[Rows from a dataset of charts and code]
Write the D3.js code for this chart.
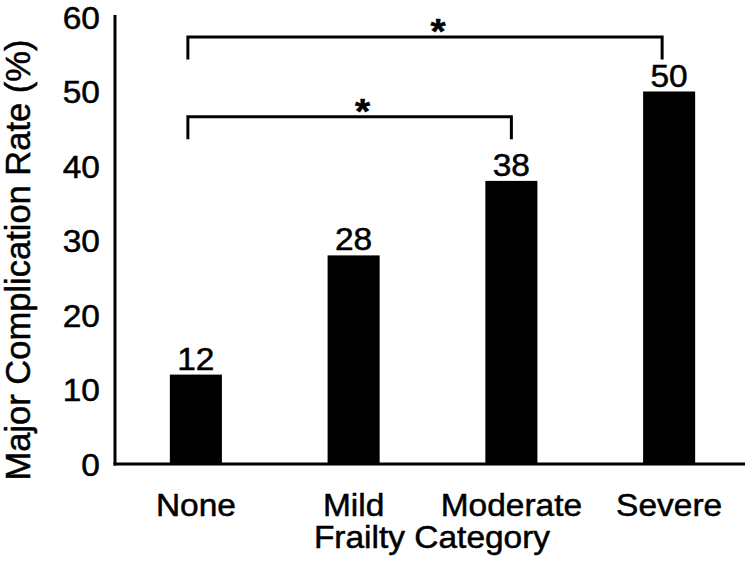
<!DOCTYPE html>
<html><head><meta charset="utf-8">
<script src="https://cdn.jsdelivr.net/npm/d3@7"></script>
<style>body{margin:0;background:#fff}svg{display:block}text{font-family:"Liberation Sans",Arial,sans-serif;fill:#000;stroke:#000;stroke-width:0.5px}</style>
</head><body>
<svg id="c" width="754" height="563"></svg>
<script>
const categories = ["None", "Mild", "Moderate", "Severe"];
const values = [12, 28, 38, 50];
const yTicks = [0, 10, 20, 30, 40, 50, 60];
const brackets = [
  {from: "None", to: "Moderate", level: 46.6, label: "*"},
  {from: "None", to: "Severe", level: 57.3, label: "*"}
];
const xTitle = "Frailty Category";
const yTitle = "Major Complication Rate (%)";

const svg = d3.select("#c");
const x0 = 115, x1 = 745, yBase = 464, yTop = 17;
const x = d3.scaleBand().domain(categories).range([x0 + 2, x1 + 3]).paddingInner(0.67).paddingOuter(0.335);
const y = d3.scaleLinear().domain([0, 60]).range([yBase, yTop]);
const fs = 31, sx = 1.08, FF = "Liberation Sans, Arial, sans-serif";

// y axis
const ya = svg.append("g").attr("transform", `translate(${x0},0)`)
  .call(d3.axisLeft(y).tickValues(yTicks).tickSize(0).tickPadding(14));
ya.select(".domain").attr("stroke", "#000").attr("stroke-width", 3).attr("d", `M0,${yBase + 1.5}V${yTop - 2}`);
ya.selectAll("text").attr("font-size", fs).attr("font-family", FF).attr("dy", "0.36em")
  .attr("transform", `scale(${sx},1)`);

// bars
svg.append("g").selectAll("rect").data(categories).join("rect")
  .attr("x", d => x(d)).attr("width", x.bandwidth())
  .attr("y", (d, i) => y(values[i])).attr("height", (d, i) => yBase - y(values[i]))
  .attr("fill", "#000");

// x axis
const xa = svg.append("g").attr("transform", `translate(0,${yBase})`)
  .call(d3.axisBottom(x).tickSize(0).tickPadding(30));
xa.select(".domain").attr("stroke", "#000").attr("stroke-width", 3).attr("d", `M${x0 - 1.5},0H${x1}`);
xa.selectAll("text").attr("font-size", fs).attr("font-family", FF).attr("dy", "0.71em")
  .attr("transform", `scale(${sx},1)`).attr("x", 0);

// value labels
svg.append("g").selectAll("text").data(categories).join("text")
  .attr("transform", (d, i) => `translate(${x(d) + x.bandwidth() / 2},${y(values[i]) - 5}) scale(${sx},1)`)
  .attr("text-anchor", "middle").attr("font-size", fs).text((d, i) => values[i]);

// brackets
const bg = svg.append("g");
brackets.forEach(b => {
  const xl = x(b.from) + x.bandwidth() / 2 - 8;
  const xr = x(b.to) + x.bandwidth() / 2 - (b.to === "Severe" ? 7 : 0);
  const yl = y(b.level), yd = y(b.level - 3);
  bg.append("path").attr("d", `M${xl},${yd}V${yl}H${xr}V${yd}`)
    .attr("fill", "none").attr("stroke", "#000").attr("stroke-width", 3);
  bg.append("text").attr("transform", `translate(${(xl + xr) / 2 + 13},${yl + 6}) scale(${sx},1)`)
    .attr("text-anchor", "middle").attr("font-size", 36).attr("font-weight", "bold").text(b.label);
});

// titles
svg.append("text").attr("transform", `translate(${(x0 + x1) / 2 + 2},548) scale(${sx},1)`).attr("text-anchor", "middle")
  .attr("font-size", fs).text(xTitle);
svg.append("text").attr("transform", `translate(30,260) rotate(-90)`)
  .attr("text-anchor", "middle").attr("font-size", 34.5).text(yTitle);
</script>
</body></html>
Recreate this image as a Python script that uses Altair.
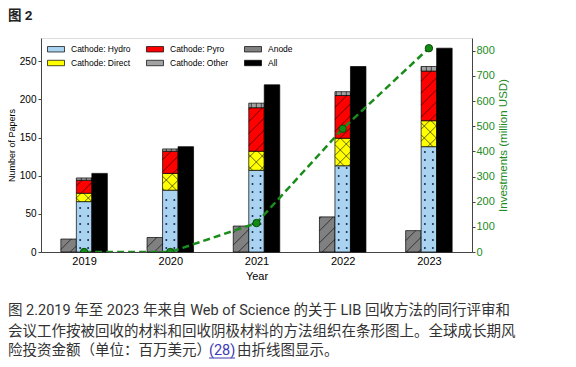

▸ What is required:
For each line of the listing that holds the word "script", show that line.

▸ Response below:
<script src="https://cdn.jsdelivr.net/npm/d3@7"></script>
<script>
</script>
Recreate this image as a Python script that uses Altair.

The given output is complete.